时间:2023-05-06 理论教育 版权反馈
【摘要】:个人隐私在不对他人生活造成侵害的时候,具有存在的合法性。当耿林和娄嘉仪相识之后,他们的情感世界在平静的生活背后发生了剧烈的变化。

世俗生活剧对现实的遮蔽与误读

四、世俗生活剧对现实的遮蔽与误读

1.私人生活的放大对情理真实原则的僭越

私人生活存在的空间与公共生活存在的空间是有区别的。个人隐私在不对他人生活造成侵害的时候,具有存在的合法性。即使这样,个人生活的内容,也不完全是受自然性支配的内容。电视的媒介特征决定了它的公共性,在现实题材电视剧中,有一些电视剧把本来是私人空间的生活置于公众视野之下,过度地表现人的物质欲望、亲热场面、床上镜头、人性中丑陋的一面,成为电视剧欣赏的一种公害。
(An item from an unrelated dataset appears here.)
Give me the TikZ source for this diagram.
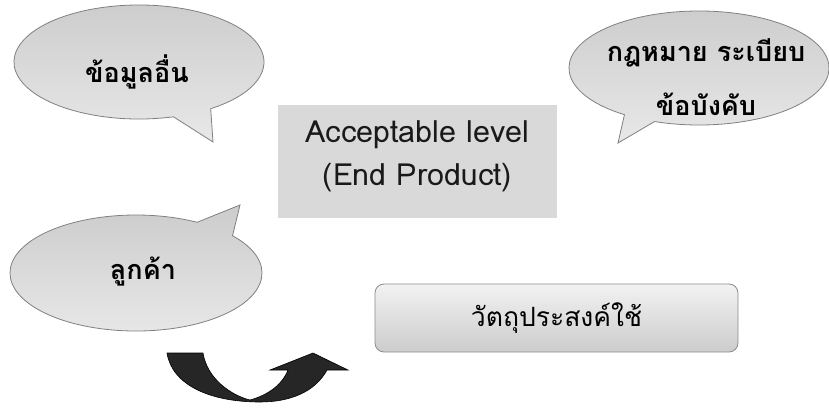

由于电视剧较之文学语言更具有直观性,因此无遮拦地表现欲望真实的影像叙事,更具有危害性。

弗洛依德的心理分析从分析梦开始,在《创造作家白日梦》中,为了替欲求找到宣泄口,弗洛依德提出通过以替代性满足转移利比多过剩,弗洛依德找到的这个宣泄渠道就是审美。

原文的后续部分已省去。